Plotting code records

=-=-=-=-=

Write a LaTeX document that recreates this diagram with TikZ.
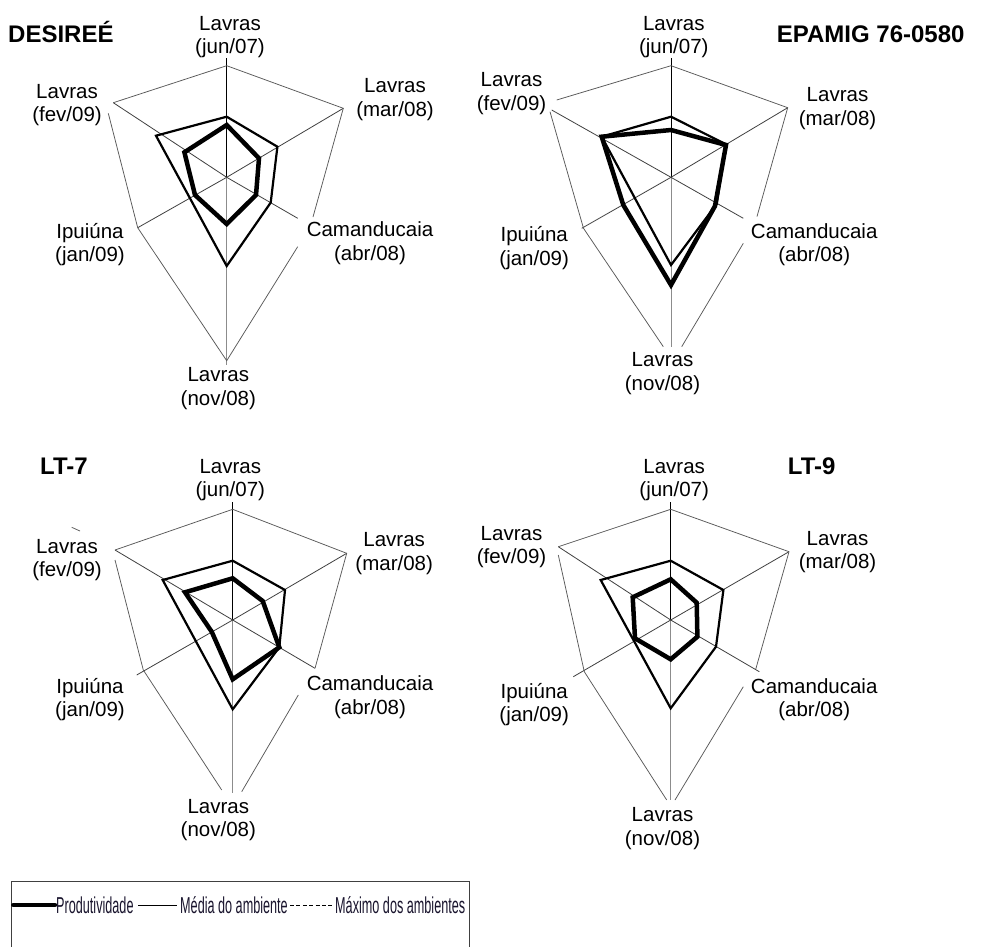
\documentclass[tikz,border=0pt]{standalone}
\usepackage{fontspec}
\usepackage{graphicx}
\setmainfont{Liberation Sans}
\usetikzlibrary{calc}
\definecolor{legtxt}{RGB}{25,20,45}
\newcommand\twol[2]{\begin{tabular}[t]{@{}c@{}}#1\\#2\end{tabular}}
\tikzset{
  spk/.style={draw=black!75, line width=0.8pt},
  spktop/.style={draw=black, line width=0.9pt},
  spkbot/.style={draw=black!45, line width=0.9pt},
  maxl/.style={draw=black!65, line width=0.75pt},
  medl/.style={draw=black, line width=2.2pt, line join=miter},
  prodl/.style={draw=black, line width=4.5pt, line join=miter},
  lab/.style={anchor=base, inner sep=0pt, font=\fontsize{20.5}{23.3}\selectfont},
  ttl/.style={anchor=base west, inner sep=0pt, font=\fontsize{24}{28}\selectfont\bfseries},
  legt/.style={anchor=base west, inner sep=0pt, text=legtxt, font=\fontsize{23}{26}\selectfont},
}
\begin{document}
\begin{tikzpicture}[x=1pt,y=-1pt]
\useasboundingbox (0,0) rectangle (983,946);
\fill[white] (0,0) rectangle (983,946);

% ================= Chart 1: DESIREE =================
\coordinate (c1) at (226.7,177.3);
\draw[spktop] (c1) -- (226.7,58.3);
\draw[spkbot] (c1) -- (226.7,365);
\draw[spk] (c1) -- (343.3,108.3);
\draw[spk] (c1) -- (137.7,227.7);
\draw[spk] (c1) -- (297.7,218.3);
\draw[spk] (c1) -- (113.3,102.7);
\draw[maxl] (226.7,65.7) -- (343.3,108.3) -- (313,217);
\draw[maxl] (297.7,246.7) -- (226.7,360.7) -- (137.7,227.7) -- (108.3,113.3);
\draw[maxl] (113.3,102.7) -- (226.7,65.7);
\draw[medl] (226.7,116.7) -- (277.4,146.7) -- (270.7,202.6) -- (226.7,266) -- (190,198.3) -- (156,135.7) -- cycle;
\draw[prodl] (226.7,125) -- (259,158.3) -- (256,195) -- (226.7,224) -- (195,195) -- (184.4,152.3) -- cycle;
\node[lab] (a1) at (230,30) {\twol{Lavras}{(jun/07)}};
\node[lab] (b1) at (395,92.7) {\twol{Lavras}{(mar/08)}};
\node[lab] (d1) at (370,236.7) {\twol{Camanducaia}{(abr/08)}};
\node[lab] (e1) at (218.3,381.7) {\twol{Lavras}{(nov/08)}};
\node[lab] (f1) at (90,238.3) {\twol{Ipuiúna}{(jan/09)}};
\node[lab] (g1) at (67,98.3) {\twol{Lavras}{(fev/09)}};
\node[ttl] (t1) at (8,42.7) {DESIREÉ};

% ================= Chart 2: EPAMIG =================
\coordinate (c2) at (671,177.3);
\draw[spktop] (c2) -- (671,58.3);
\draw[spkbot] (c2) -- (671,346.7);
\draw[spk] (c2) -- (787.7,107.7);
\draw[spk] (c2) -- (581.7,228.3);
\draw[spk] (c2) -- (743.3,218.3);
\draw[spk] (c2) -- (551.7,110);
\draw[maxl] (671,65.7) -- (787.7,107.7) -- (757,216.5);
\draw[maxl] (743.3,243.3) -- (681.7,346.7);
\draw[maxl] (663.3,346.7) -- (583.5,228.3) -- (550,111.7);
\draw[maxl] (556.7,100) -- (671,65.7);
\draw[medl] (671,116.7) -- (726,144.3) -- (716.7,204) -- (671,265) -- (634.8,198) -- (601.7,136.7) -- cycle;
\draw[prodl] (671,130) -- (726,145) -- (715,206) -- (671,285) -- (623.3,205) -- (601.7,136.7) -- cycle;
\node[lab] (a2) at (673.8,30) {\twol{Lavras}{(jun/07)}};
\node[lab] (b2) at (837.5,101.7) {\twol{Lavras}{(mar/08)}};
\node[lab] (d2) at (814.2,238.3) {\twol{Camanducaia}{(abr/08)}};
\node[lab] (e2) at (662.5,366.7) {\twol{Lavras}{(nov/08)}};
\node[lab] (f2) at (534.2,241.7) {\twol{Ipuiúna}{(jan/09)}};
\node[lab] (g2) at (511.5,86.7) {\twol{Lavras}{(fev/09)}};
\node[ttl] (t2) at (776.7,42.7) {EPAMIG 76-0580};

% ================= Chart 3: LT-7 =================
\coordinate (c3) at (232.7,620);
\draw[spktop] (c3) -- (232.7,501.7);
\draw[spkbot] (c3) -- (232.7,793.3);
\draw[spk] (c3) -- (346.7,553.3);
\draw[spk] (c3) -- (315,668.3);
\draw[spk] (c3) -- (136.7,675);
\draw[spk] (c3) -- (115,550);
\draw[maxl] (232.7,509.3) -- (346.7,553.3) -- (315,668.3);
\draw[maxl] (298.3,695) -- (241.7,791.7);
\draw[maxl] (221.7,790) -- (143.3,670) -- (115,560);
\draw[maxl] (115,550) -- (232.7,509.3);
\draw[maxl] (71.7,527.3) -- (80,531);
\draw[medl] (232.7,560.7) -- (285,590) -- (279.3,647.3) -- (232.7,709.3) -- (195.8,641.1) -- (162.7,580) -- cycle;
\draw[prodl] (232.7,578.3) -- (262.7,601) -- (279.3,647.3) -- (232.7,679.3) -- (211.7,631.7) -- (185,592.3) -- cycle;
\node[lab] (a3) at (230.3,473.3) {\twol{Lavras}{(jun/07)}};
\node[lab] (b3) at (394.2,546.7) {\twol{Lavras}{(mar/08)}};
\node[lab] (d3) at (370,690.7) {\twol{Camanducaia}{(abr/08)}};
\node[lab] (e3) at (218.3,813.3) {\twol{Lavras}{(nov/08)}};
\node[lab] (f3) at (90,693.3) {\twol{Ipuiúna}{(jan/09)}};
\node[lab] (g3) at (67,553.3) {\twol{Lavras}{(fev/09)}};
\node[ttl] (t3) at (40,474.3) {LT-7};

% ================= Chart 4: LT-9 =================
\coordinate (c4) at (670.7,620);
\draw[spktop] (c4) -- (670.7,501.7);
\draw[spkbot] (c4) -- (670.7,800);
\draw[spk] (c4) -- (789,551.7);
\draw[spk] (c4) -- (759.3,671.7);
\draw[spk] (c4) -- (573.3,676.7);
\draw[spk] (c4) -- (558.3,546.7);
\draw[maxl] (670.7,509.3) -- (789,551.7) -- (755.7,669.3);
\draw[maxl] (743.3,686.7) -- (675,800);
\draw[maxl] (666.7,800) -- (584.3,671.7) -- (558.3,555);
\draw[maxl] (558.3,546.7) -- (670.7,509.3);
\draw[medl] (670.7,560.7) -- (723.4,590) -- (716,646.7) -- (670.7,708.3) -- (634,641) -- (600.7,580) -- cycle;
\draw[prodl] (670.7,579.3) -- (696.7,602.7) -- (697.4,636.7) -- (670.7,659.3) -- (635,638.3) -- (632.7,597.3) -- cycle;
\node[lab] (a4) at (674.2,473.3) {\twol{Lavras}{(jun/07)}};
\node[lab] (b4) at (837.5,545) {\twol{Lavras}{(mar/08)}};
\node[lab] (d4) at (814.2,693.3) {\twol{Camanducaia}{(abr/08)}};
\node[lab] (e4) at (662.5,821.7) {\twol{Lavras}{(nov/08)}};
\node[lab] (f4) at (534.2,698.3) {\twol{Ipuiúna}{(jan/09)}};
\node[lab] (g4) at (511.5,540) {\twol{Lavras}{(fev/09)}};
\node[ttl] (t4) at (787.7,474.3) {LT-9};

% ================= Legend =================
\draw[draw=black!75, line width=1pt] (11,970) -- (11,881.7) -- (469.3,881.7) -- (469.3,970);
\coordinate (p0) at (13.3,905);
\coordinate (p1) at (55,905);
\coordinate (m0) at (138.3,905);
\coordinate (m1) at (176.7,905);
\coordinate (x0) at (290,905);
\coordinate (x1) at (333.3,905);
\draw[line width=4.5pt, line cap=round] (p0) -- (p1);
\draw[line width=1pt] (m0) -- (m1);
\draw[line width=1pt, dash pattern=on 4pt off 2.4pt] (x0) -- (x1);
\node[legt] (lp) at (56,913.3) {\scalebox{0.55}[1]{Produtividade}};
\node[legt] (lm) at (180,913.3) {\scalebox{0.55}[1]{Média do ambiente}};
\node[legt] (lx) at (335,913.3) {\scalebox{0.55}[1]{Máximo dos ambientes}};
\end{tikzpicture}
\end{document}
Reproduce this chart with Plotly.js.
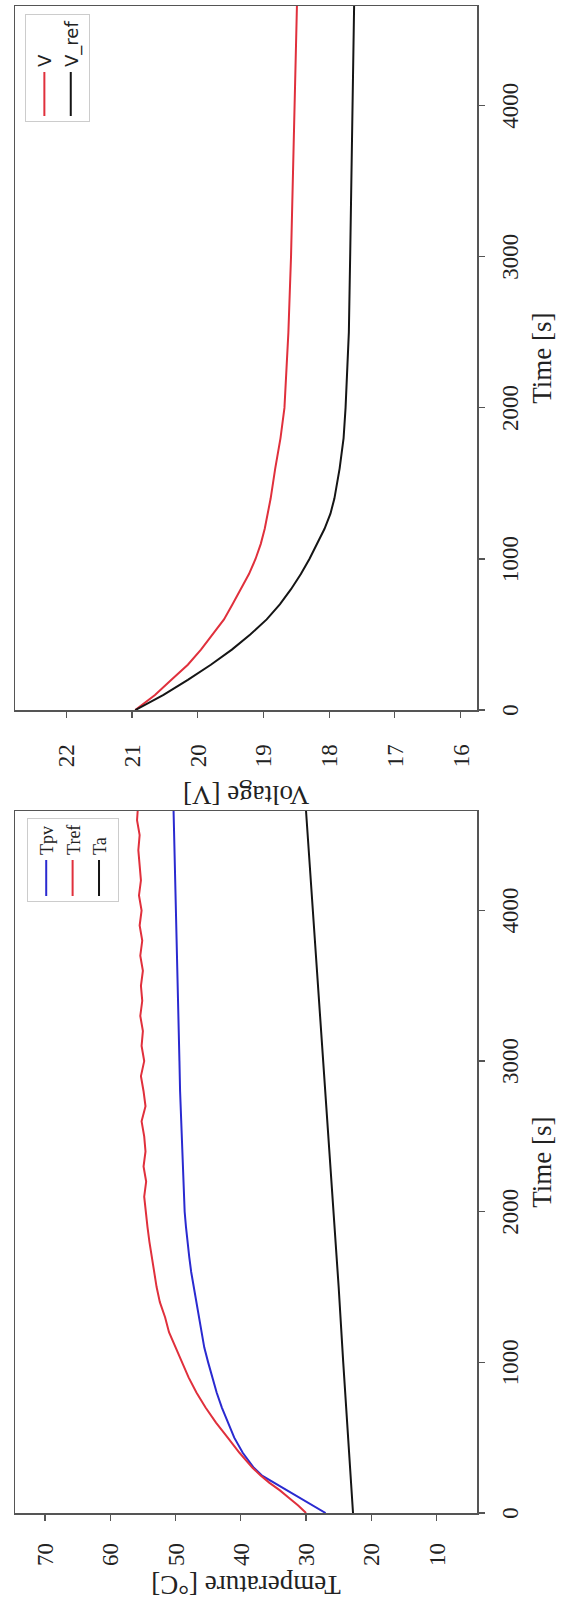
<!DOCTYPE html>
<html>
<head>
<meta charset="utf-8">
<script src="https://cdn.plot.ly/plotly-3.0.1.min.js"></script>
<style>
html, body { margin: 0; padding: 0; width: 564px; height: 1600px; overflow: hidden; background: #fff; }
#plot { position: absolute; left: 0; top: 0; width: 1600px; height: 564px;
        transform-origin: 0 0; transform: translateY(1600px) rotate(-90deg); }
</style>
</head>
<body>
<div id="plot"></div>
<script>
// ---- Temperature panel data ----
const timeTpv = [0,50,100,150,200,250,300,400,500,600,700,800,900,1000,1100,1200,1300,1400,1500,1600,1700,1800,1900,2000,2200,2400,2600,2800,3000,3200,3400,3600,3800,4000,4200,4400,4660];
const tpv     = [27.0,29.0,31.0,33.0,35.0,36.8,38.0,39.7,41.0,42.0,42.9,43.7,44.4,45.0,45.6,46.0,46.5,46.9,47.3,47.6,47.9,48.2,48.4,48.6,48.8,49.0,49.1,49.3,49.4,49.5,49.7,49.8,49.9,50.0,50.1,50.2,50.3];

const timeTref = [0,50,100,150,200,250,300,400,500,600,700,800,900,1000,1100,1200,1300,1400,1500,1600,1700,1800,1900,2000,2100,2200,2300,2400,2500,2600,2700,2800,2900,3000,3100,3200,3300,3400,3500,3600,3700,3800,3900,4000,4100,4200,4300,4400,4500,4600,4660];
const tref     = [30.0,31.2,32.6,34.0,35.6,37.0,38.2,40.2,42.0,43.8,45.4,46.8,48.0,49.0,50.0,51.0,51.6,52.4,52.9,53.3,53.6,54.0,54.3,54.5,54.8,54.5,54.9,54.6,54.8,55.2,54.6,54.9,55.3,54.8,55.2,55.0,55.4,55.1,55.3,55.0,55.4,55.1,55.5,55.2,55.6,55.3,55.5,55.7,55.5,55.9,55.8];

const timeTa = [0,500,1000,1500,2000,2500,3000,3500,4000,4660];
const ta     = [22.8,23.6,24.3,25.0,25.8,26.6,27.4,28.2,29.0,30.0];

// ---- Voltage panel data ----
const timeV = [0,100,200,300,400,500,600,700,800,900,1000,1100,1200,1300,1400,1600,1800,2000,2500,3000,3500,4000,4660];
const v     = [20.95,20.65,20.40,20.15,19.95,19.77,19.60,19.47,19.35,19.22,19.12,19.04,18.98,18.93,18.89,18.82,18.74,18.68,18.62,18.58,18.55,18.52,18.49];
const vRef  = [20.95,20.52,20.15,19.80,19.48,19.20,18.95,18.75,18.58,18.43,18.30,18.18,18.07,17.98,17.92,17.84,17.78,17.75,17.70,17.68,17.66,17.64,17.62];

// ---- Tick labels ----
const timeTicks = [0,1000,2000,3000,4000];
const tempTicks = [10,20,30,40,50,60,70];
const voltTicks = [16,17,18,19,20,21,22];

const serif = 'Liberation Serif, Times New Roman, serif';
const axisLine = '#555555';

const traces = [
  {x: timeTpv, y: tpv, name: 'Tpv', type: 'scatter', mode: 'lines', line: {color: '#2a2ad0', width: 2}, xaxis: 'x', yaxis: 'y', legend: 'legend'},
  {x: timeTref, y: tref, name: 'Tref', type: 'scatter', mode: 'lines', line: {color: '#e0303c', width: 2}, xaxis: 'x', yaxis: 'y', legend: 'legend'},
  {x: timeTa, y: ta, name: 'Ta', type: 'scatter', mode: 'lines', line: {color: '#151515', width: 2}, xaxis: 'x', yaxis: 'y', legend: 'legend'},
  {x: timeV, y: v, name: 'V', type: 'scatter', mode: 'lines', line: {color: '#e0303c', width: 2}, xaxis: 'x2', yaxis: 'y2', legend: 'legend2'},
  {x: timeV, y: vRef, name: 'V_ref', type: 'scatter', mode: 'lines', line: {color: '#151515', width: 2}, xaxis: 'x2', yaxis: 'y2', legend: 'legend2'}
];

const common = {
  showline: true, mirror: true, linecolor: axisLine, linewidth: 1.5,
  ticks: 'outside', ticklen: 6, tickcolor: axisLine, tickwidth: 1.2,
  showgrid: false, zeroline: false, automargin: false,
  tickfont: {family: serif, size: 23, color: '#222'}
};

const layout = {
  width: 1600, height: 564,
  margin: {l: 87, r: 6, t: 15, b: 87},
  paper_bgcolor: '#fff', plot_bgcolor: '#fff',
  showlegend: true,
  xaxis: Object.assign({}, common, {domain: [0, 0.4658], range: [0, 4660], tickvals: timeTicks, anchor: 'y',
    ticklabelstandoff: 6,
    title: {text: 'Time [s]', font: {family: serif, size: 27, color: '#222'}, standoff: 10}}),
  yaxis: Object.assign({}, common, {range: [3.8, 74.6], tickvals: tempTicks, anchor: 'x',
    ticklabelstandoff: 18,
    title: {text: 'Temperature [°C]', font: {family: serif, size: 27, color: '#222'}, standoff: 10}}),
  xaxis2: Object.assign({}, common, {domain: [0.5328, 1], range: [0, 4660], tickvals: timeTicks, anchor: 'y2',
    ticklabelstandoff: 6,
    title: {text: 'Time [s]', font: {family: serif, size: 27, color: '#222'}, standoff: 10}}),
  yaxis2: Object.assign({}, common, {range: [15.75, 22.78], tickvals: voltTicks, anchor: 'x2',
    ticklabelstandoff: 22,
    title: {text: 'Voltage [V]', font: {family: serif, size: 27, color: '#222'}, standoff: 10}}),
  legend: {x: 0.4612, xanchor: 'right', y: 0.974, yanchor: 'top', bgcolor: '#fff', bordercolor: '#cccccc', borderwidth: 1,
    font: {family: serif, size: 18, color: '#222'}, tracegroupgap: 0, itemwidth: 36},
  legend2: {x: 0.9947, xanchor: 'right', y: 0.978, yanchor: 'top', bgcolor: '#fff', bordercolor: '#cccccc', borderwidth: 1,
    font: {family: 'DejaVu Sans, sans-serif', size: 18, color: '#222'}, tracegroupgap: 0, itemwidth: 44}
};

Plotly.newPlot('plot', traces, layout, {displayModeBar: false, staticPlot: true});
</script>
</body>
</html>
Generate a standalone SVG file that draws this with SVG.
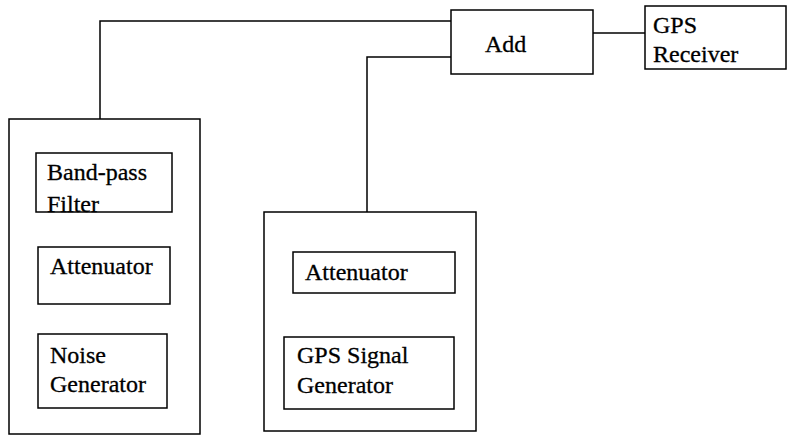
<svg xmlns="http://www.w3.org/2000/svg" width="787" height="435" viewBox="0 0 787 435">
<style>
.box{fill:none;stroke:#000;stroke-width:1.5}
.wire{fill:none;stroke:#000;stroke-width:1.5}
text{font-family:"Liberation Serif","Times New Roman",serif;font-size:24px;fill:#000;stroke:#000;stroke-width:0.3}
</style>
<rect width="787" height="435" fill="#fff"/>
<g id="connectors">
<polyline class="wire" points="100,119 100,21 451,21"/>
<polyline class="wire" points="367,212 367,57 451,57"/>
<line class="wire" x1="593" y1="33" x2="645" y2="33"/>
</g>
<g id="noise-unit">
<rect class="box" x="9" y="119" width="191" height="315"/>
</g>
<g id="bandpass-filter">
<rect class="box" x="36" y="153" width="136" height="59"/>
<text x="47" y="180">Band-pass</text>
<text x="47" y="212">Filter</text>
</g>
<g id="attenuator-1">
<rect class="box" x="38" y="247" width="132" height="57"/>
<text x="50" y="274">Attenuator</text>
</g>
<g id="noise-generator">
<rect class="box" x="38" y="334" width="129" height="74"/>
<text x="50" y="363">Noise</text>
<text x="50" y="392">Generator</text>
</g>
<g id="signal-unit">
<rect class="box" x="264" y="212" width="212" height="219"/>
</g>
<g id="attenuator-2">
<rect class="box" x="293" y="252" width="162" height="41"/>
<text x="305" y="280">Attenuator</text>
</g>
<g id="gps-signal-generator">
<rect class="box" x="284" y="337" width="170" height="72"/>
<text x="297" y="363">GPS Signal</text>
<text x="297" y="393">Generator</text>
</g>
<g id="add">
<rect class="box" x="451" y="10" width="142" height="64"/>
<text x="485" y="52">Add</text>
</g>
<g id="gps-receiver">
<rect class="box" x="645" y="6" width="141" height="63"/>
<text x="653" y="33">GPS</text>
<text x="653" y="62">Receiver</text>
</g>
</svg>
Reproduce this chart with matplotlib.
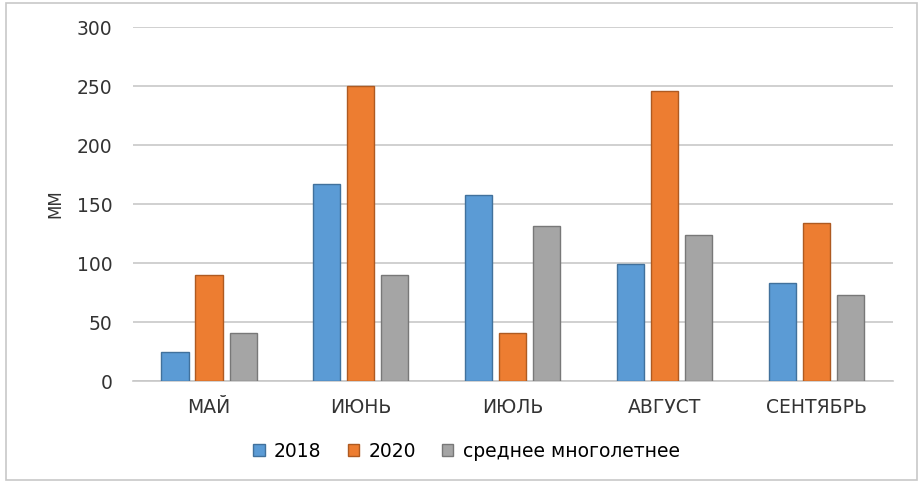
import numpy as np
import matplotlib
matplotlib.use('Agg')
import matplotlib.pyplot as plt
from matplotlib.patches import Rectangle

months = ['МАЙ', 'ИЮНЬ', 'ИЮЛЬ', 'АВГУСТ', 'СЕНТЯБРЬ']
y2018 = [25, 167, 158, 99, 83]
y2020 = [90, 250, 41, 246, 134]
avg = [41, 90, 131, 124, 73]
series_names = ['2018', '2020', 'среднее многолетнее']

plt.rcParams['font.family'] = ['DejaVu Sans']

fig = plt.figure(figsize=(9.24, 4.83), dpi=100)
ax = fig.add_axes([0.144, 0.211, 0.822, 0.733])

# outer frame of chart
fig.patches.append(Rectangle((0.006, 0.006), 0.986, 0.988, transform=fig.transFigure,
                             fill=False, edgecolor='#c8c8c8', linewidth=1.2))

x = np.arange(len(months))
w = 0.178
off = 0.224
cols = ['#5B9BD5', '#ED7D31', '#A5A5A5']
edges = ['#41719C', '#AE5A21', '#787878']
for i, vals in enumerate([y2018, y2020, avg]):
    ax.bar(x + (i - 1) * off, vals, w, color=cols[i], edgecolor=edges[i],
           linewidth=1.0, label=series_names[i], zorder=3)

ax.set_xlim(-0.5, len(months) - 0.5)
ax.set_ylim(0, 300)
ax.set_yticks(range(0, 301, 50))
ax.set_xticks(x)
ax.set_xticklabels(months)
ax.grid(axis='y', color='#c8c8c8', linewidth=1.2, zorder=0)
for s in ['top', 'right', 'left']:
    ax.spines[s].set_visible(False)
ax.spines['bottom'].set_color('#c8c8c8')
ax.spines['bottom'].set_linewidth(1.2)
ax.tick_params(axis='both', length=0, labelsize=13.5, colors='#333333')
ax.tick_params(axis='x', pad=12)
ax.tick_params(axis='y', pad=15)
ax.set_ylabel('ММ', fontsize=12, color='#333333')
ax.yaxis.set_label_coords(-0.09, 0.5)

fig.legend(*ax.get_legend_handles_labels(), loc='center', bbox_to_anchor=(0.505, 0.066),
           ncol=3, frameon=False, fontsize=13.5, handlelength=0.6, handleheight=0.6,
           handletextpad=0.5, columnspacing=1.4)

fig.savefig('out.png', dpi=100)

=-=-=-=-=

Repeat exactly the lines in the entries from the one containing "Reproduce this chart with matplotlib." to the final line, inclusive, and nothing beyond them; skip pictures.

Reproduce this chart with matplotlib.
import numpy as np
import matplotlib
matplotlib.use('Agg')
import matplotlib.pyplot as plt
from matplotlib.patches import Rectangle

months = ['МАЙ', 'ИЮНЬ', 'ИЮЛЬ', 'АВГУСТ', 'СЕНТЯБРЬ']
y2018 = [25, 167, 158, 99, 83]
y2020 = [90, 250, 41, 246, 134]
avg = [41, 90, 131, 124, 73]
series_names = ['2018', '2020', 'среднее многолетнее']

plt.rcParams['font.family'] = ['DejaVu Sans']

fig = plt.figure(figsize=(9.24, 4.83), dpi=100)
ax = fig.add_axes([0.144, 0.211, 0.822, 0.733])

# outer frame of chart
fig.patches.append(Rectangle((0.006, 0.006), 0.986, 0.988, transform=fig.transFigure,
                             fill=False, edgecolor='#c8c8c8', linewidth=1.2))

x = np.arange(len(months))
w = 0.178
off = 0.224
cols = ['#5B9BD5', '#ED7D31', '#A5A5A5']
edges = ['#41719C', '#AE5A21', '#787878']
for i, vals in enumerate([y2018, y2020, avg]):
    ax.bar(x + (i - 1) * off, vals, w, color=cols[i], edgecolor=edges[i],
           linewidth=1.0, label=series_names[i], zorder=3)

ax.set_xlim(-0.5, len(months) - 0.5)
ax.set_ylim(0, 300)
ax.set_yticks(range(0, 301, 50))
ax.set_xticks(x)
ax.set_xticklabels(months)
ax.grid(axis='y', color='#c8c8c8', linewidth=1.2, zorder=0)
for s in ['top', 'right', 'left']:
    ax.spines[s].set_visible(False)
ax.spines['bottom'].set_color('#c8c8c8')
ax.spines['bottom'].set_linewidth(1.2)
ax.tick_params(axis='both', length=0, labelsize=13.5, colors='#333333')
ax.tick_params(axis='x', pad=12)
ax.tick_params(axis='y', pad=15)
ax.set_ylabel('ММ', fontsize=12, color='#333333')
ax.yaxis.set_label_coords(-0.09, 0.5)

fig.legend(*ax.get_legend_handles_labels(), loc='center', bbox_to_anchor=(0.505, 0.066),
           ncol=3, frameon=False, fontsize=13.5, handlelength=0.6, handleheight=0.6,
           handletextpad=0.5, columnspacing=1.4)

fig.savefig('out.png', dpi=100)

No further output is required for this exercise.